The project will be built in a gritty industrial area that’s in proximity to several highly desirable transportation nodes near the intersection of 17th Avenue S. and Cedar Avenue. The site is sandwiched between Hiawatha Avenue and the Hiawatha Bike Trail.

The area is also considered the gateway to the American Indian Cultural Corridor, which, according to a news release, is home to the greatest concentration of urban American Indian people in Minnesota. An estimated 2,100 Red Lake Band members and their descendants live in the metro. The Red Lake Reservation includes more than 900,000 acres in nine northwestern Minnesota counties and is home to 5,590 enrolled members of the tribe. An estimated 6,000 members live off the reservation.

The tribe recently paid for $1.73 million for several adjacent parcels, totaling 37,367 square feet, that are now home to Amble’s Machinery Hardware & Steel.

In a statement, Red Lake Band Chairman Darrell Seki Sr. said, “We are excited to build a strong, healthy affordable housing community for Native Americans in this culturally significant area that will not only benefit our own tribal members but also the entire Minneapolis community and Seward neighborhood.”

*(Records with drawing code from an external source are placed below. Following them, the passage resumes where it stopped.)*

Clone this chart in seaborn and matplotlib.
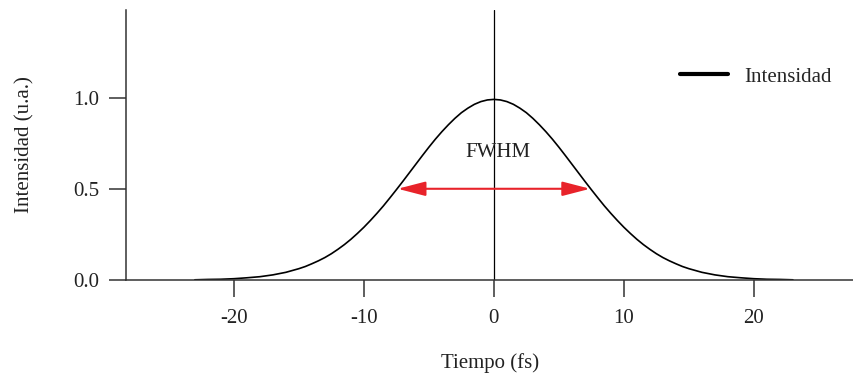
import matplotlib
matplotlib.use("Agg")
import matplotlib.pyplot as plt
import seaborn as sns
import pandas as pd

# Values (right half; curve is symmetric about t = 0)
tiempo_pos = [0, 0.5, 1, 1.5, 2, 2.5, 3, 3.5, 4, 4.5, 5, 5.5, 6, 6.5, 7, 7.5, 8, 8.5, 9, 9.5, 10,
              10.5, 11, 11.5, 12, 12.5, 13, 13.5, 14, 14.5, 15, 16, 17, 18, 19, 20, 21, 22, 23]
intensidad_pos = [0.990, 0.987, 0.978, 0.963, 0.942, 0.917, 0.886, 0.851, 0.813, 0.772, 0.728, 0.682,
                  0.635, 0.588, 0.541, 0.495, 0.450, 0.406, 0.365, 0.326, 0.289, 0.255, 0.223, 0.194,
                  0.168, 0.144, 0.123, 0.105, 0.089, 0.074, 0.062, 0.042, 0.028, 0.018, 0.012, 0.007,
                  0.004, 0.003, 0.001]
fwhm_left, fwhm_right, fwhm_level = -7.4, 7.4, 0.5
xticks = [-20, -10, 0, 10, 20]
xtick_labels = ["-20", "-10", "0", "10", "20"]
yticks = [0.0, 0.5, 1.0]
ytick_labels = ["0.0", "0.5", "1.0"]

tiempo = [-t for t in tiempo_pos[:0:-1]] + tiempo_pos
intensidad = intensidad_pos[:0:-1] + intensidad_pos
df = pd.DataFrame({"Tiempo": tiempo, "Intensidad": intensidad})

sns.set_theme(style="ticks")
plt.rcParams["font.family"] = ["Liberation Serif", "DejaVu Serif"]

fig = plt.figure(figsize=(8.54, 3.78), dpi=100)
ax = fig.add_axes([0.1475, 0.2593, 0.8525, 0.7142])

sns.lineplot(data=df, x="Tiempo", y="Intensidad", ax=ax, color="black", linewidth=1.2,
             label="Intensidad", sort=False)
ax.axvline(0, color="black", linewidth=0.9, zorder=1)
ax.annotate("", xy=(fwhm_left, fwhm_level), xytext=(fwhm_right, fwhm_level),
            arrowprops=dict(arrowstyle="<|-|>,head_length=0.85,head_width=0.22", color="#e8232a",
                            lw=1.5, mutation_scale=20, shrinkA=0, shrinkB=0))
ax.text(0.3, 0.70, "FWHM", ha="center", va="center", fontsize=15, color="#222222")

ax.set_xlim(-28.3, 27.7)
ax.set_ylim(0, 1.48)
ax.set_xticks(xticks)
ax.set_xticklabels(xtick_labels)
ax.set_yticks(yticks)
ax.set_yticklabels(ytick_labels)
ax.tick_params(axis="both", length=12, width=1.1, colors="#333333", labelsize=15, labelcolor="#222222")
ax.tick_params(axis="x", pad=9)
ax.tick_params(axis="y", pad=7)
for s in ["top", "right"]:
    ax.spines[s].set_visible(False)
for s in ["left", "bottom"]:
    ax.spines[s].set_color("#333333")
    ax.spines[s].set_linewidth(1.1)

ax.set_xlabel("Tiempo (fs)", fontsize=15, color="#222222", labelpad=18)
ax.set_ylabel("Intensidad (u.a.)", fontsize=15, color="#222222", labelpad=28)

leg = ax.legend(loc="center", bbox_to_anchor=(0.865, 0.752), frameon=False, fontsize=15,
                handlelength=2.3, handletextpad=0.8, borderaxespad=0, borderpad=0)
for line in leg.get_lines():
    line.set_linewidth(3)

fig.savefig("out.png", dpi=100)
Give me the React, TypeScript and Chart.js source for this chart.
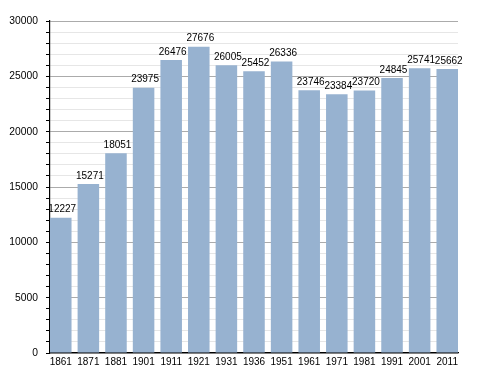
import React, { useEffect, useRef } from "react";
import { Chart, registerables } from "chart.js";

Chart.register(...registerables);

const years = ["1861", "1871", "1881", "1901", "1911", "1921", "1931", "1936", "1951", "1961", "1971", "1981", "1991", "2001", "2011"];
const population = [12227, 15271, 18051, 23975, 26476, 27676, 26005, 25452, 26336, 23746, 23384, 23720, 24845, 25741, 25662];
const yTickLabels = [0, 5000, 10000, 15000, 20000, 25000, 30000];

const FONT = "'Liberation Sans', Arial, sans-serif";

const barLabels = {
  id: "barLabels",
  afterDraw(chart: any) {
    const ctx = chart.ctx;
    const meta = chart.getDatasetMeta(0);
    ctx.save();
    ctx.font = `10px ${FONT}`;
    ctx.fillStyle = "#000";
    ctx.textAlign = "center";
    ctx.textBaseline = "bottom";
    meta.data.forEach((el: any, i: number) => {
      ctx.fillText(String(population[i]), el.x + 1.5, el.y - 3);
    });
    ctx.restore();
  },
};

export default function App() {
  const ref = useRef<HTMLCanvasElement>(null);
  useEffect(() => {
    document.body.style.margin = "0";
    const chart = new Chart(ref.current!, {
      type: "bar",
      data: {
        datasets: [
          {
            data: population.map((v, i) => ({ x: i, y: v })),
            backgroundColor: "#97b2d0",
            borderWidth: 0,
            barPercentage: 0.78,
            categoryPercentage: 1,
          },
        ],
      },
      options: {
        animation: false,
        responsive: false,
        maintainAspectRatio: false,
        layout: { padding: { top: 21, right: 30, left: 0, bottom: 0 } },
        plugins: { legend: { display: false }, tooltip: { enabled: false } },
        scales: {
          x: {
            type: "linear",
            offset: false,
            min: -0.39,
            max: years.length - 1 + 0.39,
            afterBuildTicks: (s: any) => {
              s.ticks = years.map((_, i) => ({ value: i }));
            },
            afterFit: (s: any) => {
              s.height = 20;
            },
            grid: { display: false, drawTicks: false },
            border: { display: true, color: "#000", width: 1.2 },
            ticks: {
              autoSkip: false,
              maxRotation: 0,
              padding: 3,
              color: "#000",
              font: { family: FONT, size: 10 },
              callback: (v: any) => years[v] ?? "",
            },
          },
          y: {
            min: 0,
            max: 30000,
            afterFit: (s: any) => {
              s.width = 50;
            },
            ticks: {
              stepSize: 1000,
              autoSkip: false,
              padding: 8,
              color: "#000",
              font: { family: FONT, size: 10.3 },
              callback: (v: any) => (yTickLabels.includes(v) ? String(v) : ""),
            },
            grid: {
              color: (c: any) => (c.tick && c.tick.value % 5000 === 0 ? "#ababab" : "#e6e6e6"),
              tickColor: "#000",
              tickLength: 4,
              lineWidth: 1,
            },
            border: { display: true, color: "#000", width: 1.2 },
          },
        },
      },
      plugins: [barLabels],
    });
    return () => chart.destroy();
  }, []);
  return <canvas ref={ref} width={488} height={373} style={{ display: "block" }} />;
}
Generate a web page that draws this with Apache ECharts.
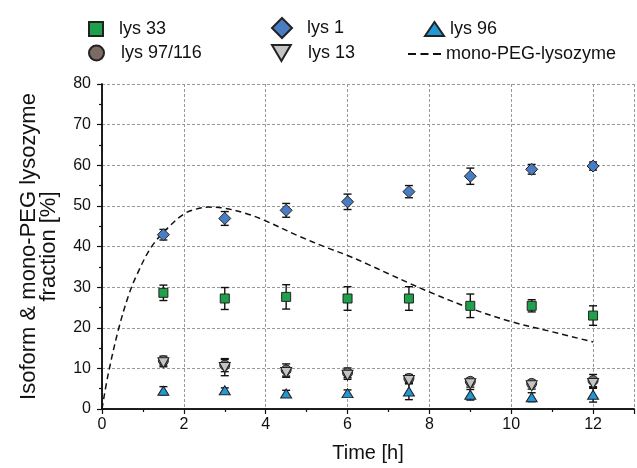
<!DOCTYPE html>
<html>
<head>
<meta charset="utf-8">
<script src="https://cdn.jsdelivr.net/npm/echarts@6/dist/echarts.min.js"></script>
<style>
html,body{margin:0;padding:0;background:#fff;}
#chart{width:637px;height:468px;}
</style>
</head>
<body>
<div id="chart"></div>
<script>
// ---- data ----
const time = [1.5, 3, 4.5, 6, 7.5, 9, 10.5, 12];
const lys33 = [28.6, 27.2, 27.6, 27.2, 27.2, 25.4, 25.4, 23.0];
const lys33Err = [1.9, 2.7, 3.0, 2.9, 2.9, 2.9, 1.5, 2.4];
const lys1 = [42.9, 46.9, 48.9, 51.0, 53.5, 57.3, 59.0, 59.8];
const lys1Err = [1.3, 1.7, 1.7, 1.9, 1.5, 2.0, 1.2, 1.0];
const lys96 = [4.5, 4.6, 3.8, 3.9, 4.3, 3.5, 2.9, 3.5];
const lys96Err = [1.0, 0.6, 0.8, 0.8, 2.0, 1.3, 1.1, 1.8];
const lys97 = [11.9, 10.8, 9.6, 8.9, 7.5, 6.8, 6.3, 7.0];
const lys97Err = [1.1, 1.6, 1.5, 1.2, 1.0, 0.8, 0.8, 1.5];
const lys13 = [11.4, 10.2, 9.0, 8.3, 7.0, 6.2, 5.7, 6.3];
const lys13Err = [1.0, 2.0, 1.2, 1.0, 0.8, 0.8, 0.8, 1.2];
const curveT = [0, 0.15, 0.4, 0.65, 0.85, 1.2, 1.6, 2, 2.3, 2.6, 3, 3.5, 4, 4.8, 5.5, 6, 6.5, 7, 7.5, 8, 9, 10, 11, 12];
const curveY = [0, 8.5, 19.5, 28, 33, 39.8, 44.5, 48, 49.2, 49.7, 49.4, 48.2, 46.3, 42.6, 39.7, 37.8, 35.6, 33.3, 31, 28.8, 24.8, 21.5, 19, 16.5];
const yTicks = [0, 10, 20, 30, 40, 50, 60, 70, 80];
const xTicks = [0, 2, 4, 6, 8, 10, 12];

const FONT = 'Liberation Sans, Arial, sans-serif';
const pts = (xs, ys) => xs.map((x, i) => [x, ys[i]]);
const errRows = (xs, ys, es) => xs.map((x, i) => [x, ys[i] - es[i], ys[i] + es[i]]);

function errSeries(rows) {
  return {
    type: 'custom',
    silent: true,
    z: 2,
    encode: { x: 0, y: [1, 2] },
    data: rows,
    renderItem: function (params, api) {
      const x = api.value(0), lo = api.value(1), hi = api.value(2);
      const a = api.coord([x, lo]), b = api.coord([x, hi]);
      const w = 4;
      const st = { stroke: '#111', lineWidth: 1.4 };
      return {
        type: 'group',
        children: [
          { type: 'line', shape: { x1: a[0], y1: a[1], x2: b[0], y2: b[1] }, style: st },
          { type: 'line', shape: { x1: a[0] - w, y1: a[1], x2: a[0] + w, y2: a[1] }, style: st },
          { type: 'line', shape: { x1: b[0] - w, y1: b[1], x2: b[0] + w, y2: b[1] }, style: st }
        ]
      };
    }
  };
}

function scatter(name, data, symbol, size, color, rotate) {
  return {
    name: name, type: 'scatter', data: data, symbol: symbol, symbolSize: size,
    symbolRotate: rotate || 0, z: 3,
    itemStyle: { color: color, borderColor: '#222', borderWidth: 1, opacity: 1 }
  };
}

function leg(item, left, top, w, h, pad) {
  return {
    data: [item], left: left, top: top, itemWidth: w, itemHeight: h,
    orient: 'horizontal', padding: 0, selectedMode: false,
    textStyle: { fontFamily: FONT, fontSize: 18, color: '#111', padding: [0, 0, 0, pad] }
  };
}

const axisCommon = {
  axisLine: { show: true, lineStyle: { color: '#111', width: 1.5 } },
  splitLine: { show: false },
  minorSplitLine: { show: false }
};

const chart = echarts.init(document.getElementById('chart'), null, { renderer: 'canvas' });
chart.setOption({
  animation: false,
  backgroundColor: '#fff',
  grid: { left: 102, right: 0, top: 84, bottom: 53 },
  legend: [
    leg({ name: 'lys 33', icon: 'rect' }, 88, 20, 14, 14, 11),
    leg({ name: 'lys 97/116', icon: 'circle' }, 88, 44, 15, 15, 12),
    leg({ name: 'lys 1', icon: 'diamond' }, 271, 17, 20, 20, 10),
    leg({ name: 'lys 13', icon: 'path://M0,0 L20,0 L10,17 Z' }, 271, 44, 19, 16, 12),
    leg({ name: 'lys 96', icon: 'triangle' }, 424, 20, 19, 14, 1),
    leg({ name: 'mono-PEG-lysozyme', icon: 'path://M0,0h8v2h-8zM12.5,0h8v2h-8zM25,0h8v2h-8z',
          itemStyle: { color: '#111', borderWidth: 0 }, lineStyle: { width: 0, opacity: 0 } },
        408, 45, 33, 2, 0)
  ],
  xAxis: [
    Object.assign({}, axisCommon, {
      type: 'value', min: 0, max: 13, interval: 2, position: 'bottom',
      name: 'Time [h]', nameLocation: 'middle', nameGap: 34,
      nameTextStyle: { fontFamily: FONT, fontSize: 20, color: '#111' },
      axisTick: { show: true, inside: false, length: 5, lineStyle: { color: '#111', width: 1.2 } },
      minorTick: { show: true, splitNumber: 2, length: 3, lineStyle: { color: '#111', width: 1.2 } },
      axisLabel: { fontFamily: FONT, fontSize: 16, color: '#111', margin: 8,
        formatter: v => (xTicks.indexOf(v) >= 0 ? String(v) : '') },
      splitLine: { show: true, lineStyle: { color: '#9a9a9a', type: [3, 2], width: 1 } }
    }),
    Object.assign({}, axisCommon, {
      type: 'value', min: 0, max: 13, interval: 2, position: 'top',
      axisTick: { show: true, inside: true, length: 4, lineStyle: { color: '#111' } },
      minorTick: { show: true, splitNumber: 2, length: 3, lineStyle: { color: '#111' } },
      axisLabel: { show: false }
    })
  ],
  yAxis: [
    Object.assign({}, axisCommon, {
      type: 'value', min: 0, max: 80, interval: 10, position: 'left',
      name: 'Isoform & mono-PEG lysozyme\nfraction [%]', nameLocation: 'middle', nameGap: 43,
      nameTextStyle: { fontFamily: FONT, fontSize: 22, color: '#111', lineHeight: 20, align: 'center' },
      axisTick: { show: true, inside: false, length: 5, lineStyle: { color: '#111', width: 1.2 } },
      minorTick: { show: true, splitNumber: 2, length: 3, lineStyle: { color: '#111', width: 1.2 } },
      axisLabel: { fontFamily: FONT, fontSize: 16, color: '#111', margin: 11,
        formatter: v => (yTicks.indexOf(v) >= 0 ? String(v) : '') },
      splitLine: { show: true, lineStyle: { color: '#9a9a9a', type: [3, 2], width: 1 } }
    }),
    Object.assign({}, axisCommon, {
      type: 'value', min: 0, max: 80, interval: 10, position: 'right',
      axisTick: { show: true, inside: true, length: 4, lineStyle: { color: '#111' } },
      minorTick: { show: true, splitNumber: 2, length: 3, lineStyle: { color: '#111' } },
      axisLabel: { show: false }
    })
  ],
  series: [
    {
      name: 'mono-PEG-lysozyme', type: 'line', data: pts(curveT, curveY), smooth: 0.35,
      symbol: 'none', z: 1, silent: true,
      lineStyle: { color: '#111', width: 1.5, type: [6, 4] },
      itemStyle: { color: '#111' }
    },
    errSeries(errRows(time, lys97, lys97Err)),
    errSeries(errRows(time, lys13, lys13Err)),
    errSeries(errRows(time, lys96, lys96Err)),
    errSeries(errRows(time, lys33, lys33Err)),
    errSeries(errRows(time, lys1, lys1Err)),
    scatter('lys 97/116', pts(time, lys97), 'circle', 10, '#7c6a65'),
    scatter('lys 13', pts(time, lys13), 'triangle', [11, 10], '#c4c4c4', 180),
    scatter('lys 96', pts(time, lys96), 'triangle', [11, 9], '#2299d6'),
    scatter('lys 33', pts(time, lys33), 'rect', 9, '#1fa04b'),
    scatter('lys 1', pts(time, lys1), 'diamond', [12, 12], '#4a7cc3')
  ]
});
</script>
</body>
</html>
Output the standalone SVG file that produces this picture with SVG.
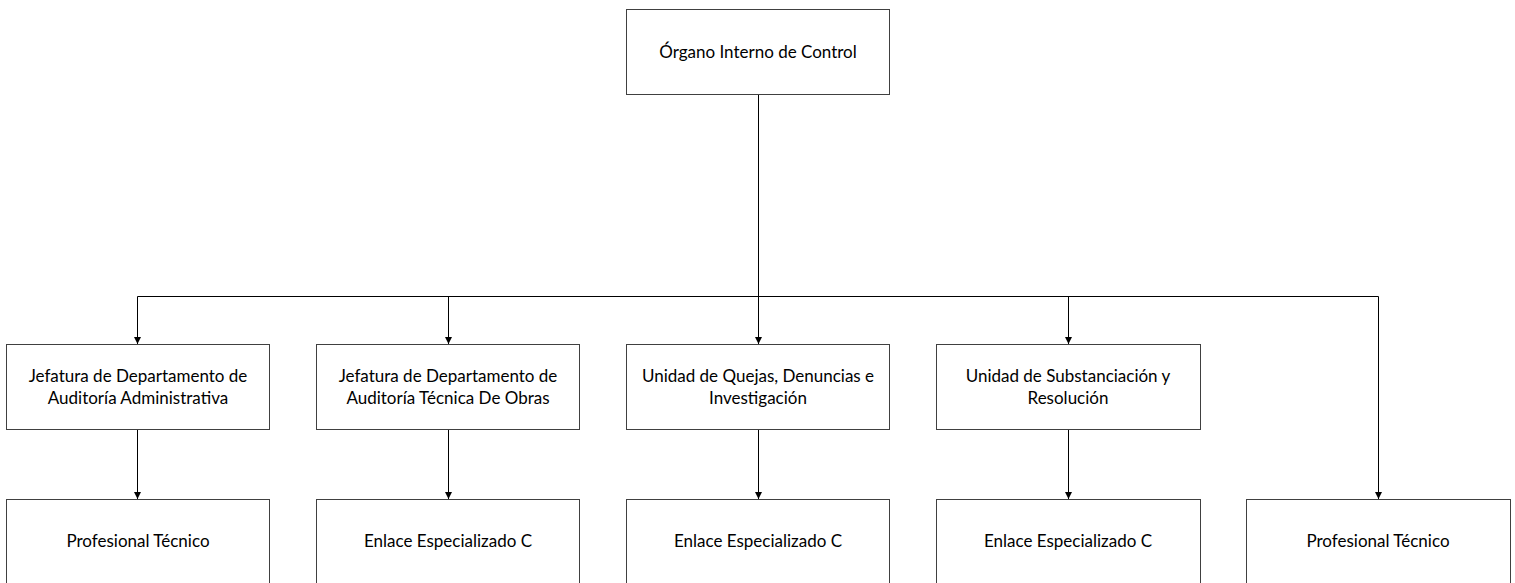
<svg xmlns="http://www.w3.org/2000/svg" width="1515" height="583" viewBox="0 0 1515 583">
<style>
.box{fill:#fff;stroke:#404040;stroke-width:1}
.t{font-family:Lato,"Open Sans","Liberation Sans",sans-serif;font-size:17px;fill:#000;text-anchor:middle}
.c{fill:none;stroke:#000;stroke-width:1}
</style>
<defs>
<marker id="ah" markerWidth="8" markerHeight="8" refX="7" refY="4" orient="auto" markerUnits="userSpaceOnUse">
<path d="M0,0.5 L7,4 L0,7.5 z" fill="#000"/>
</marker>
</defs>
<rect width="1515" height="583" fill="#fff"/>
<g id="connectors">
<path class="c" d="M758.5,94 V296.5"/>
<path class="c" d="M137.5,296.5 H1378.5"/>
<path class="c" d="M137.5,296.5 V344" marker-end="url(#ah)"/>
<path class="c" d="M448.5,296.5 V344" marker-end="url(#ah)"/>
<path class="c" d="M758.5,296.5 V344" marker-end="url(#ah)"/>
<path class="c" d="M1068.5,296.5 V344" marker-end="url(#ah)"/>
<path class="c" d="M1378.5,296.5 V499" marker-end="url(#ah)"/>
<path class="c" d="M137.5,429 V499" marker-end="url(#ah)"/>
<path class="c" d="M448.5,429 V499" marker-end="url(#ah)"/>
<path class="c" d="M758.5,429 V499" marker-end="url(#ah)"/>
<path class="c" d="M1068.5,429 V499" marker-end="url(#ah)"/>
</g>
<g id="oic"><rect class="box" x="626.5" y="9.5" width="263" height="85"/><text class="t" x="758" y="58">Órgano Interno de Control</text></g>
<g id="jdaa"><rect class="box" x="6.5" y="344.5" width="263" height="85"/><text class="t" x="138" y="382">Jefatura de Departamento de</text><text class="t" x="138" y="404">Auditoría Administrativa</text></g>
<g id="jdato"><rect class="box" x="316.5" y="344.5" width="263" height="85"/><text class="t" x="448" y="382">Jefatura de Departamento de</text><text class="t" x="448" y="404">Auditoría Técnica De Obras</text></g>
<g id="uqdi"><rect class="box" x="626.5" y="344.5" width="263" height="85"/><text class="t" x="758" y="382">Unidad de Quejas, Denuncias e</text><text class="t" x="758" y="404">Investigación</text></g>
<g id="usr"><rect class="box" x="936.5" y="344.5" width="264" height="85"/><text class="t" x="1068" y="382">Unidad de Substanciación y</text><text class="t" x="1068" y="404">Resolución</text></g>
<g id="pt1"><rect class="box" x="6.5" y="499.5" width="263" height="90"/><text class="t" x="138" y="547">Profesional Técnico</text></g>
<g id="eec1"><rect class="box" x="316.5" y="499.5" width="263" height="90"/><text class="t" x="448" y="547">Enlace Especializado C</text></g>
<g id="eec2"><rect class="box" x="626.5" y="499.5" width="263" height="90"/><text class="t" x="758" y="547">Enlace Especializado C</text></g>
<g id="eec3"><rect class="box" x="936.5" y="499.5" width="264" height="90"/><text class="t" x="1068" y="547">Enlace Especializado C</text></g>
<g id="pt2"><rect class="box" x="1246.5" y="499.5" width="264" height="90"/><text class="t" x="1378" y="547">Profesional Técnico</text></g>
</svg>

Ashley Freitag, co-president of the Seward Neighborhood Group, also praised the project. “Redevelopment of the Amble Hardware site has been a longtime goal of the Seward Neighborhood Group. We are excited about the Mino-bimaadiziwin housing development and support the efforts of the Red Lake Band of Chippewa Indians.”

The project is still in the planning stages, and the tribe is still finalizing financing.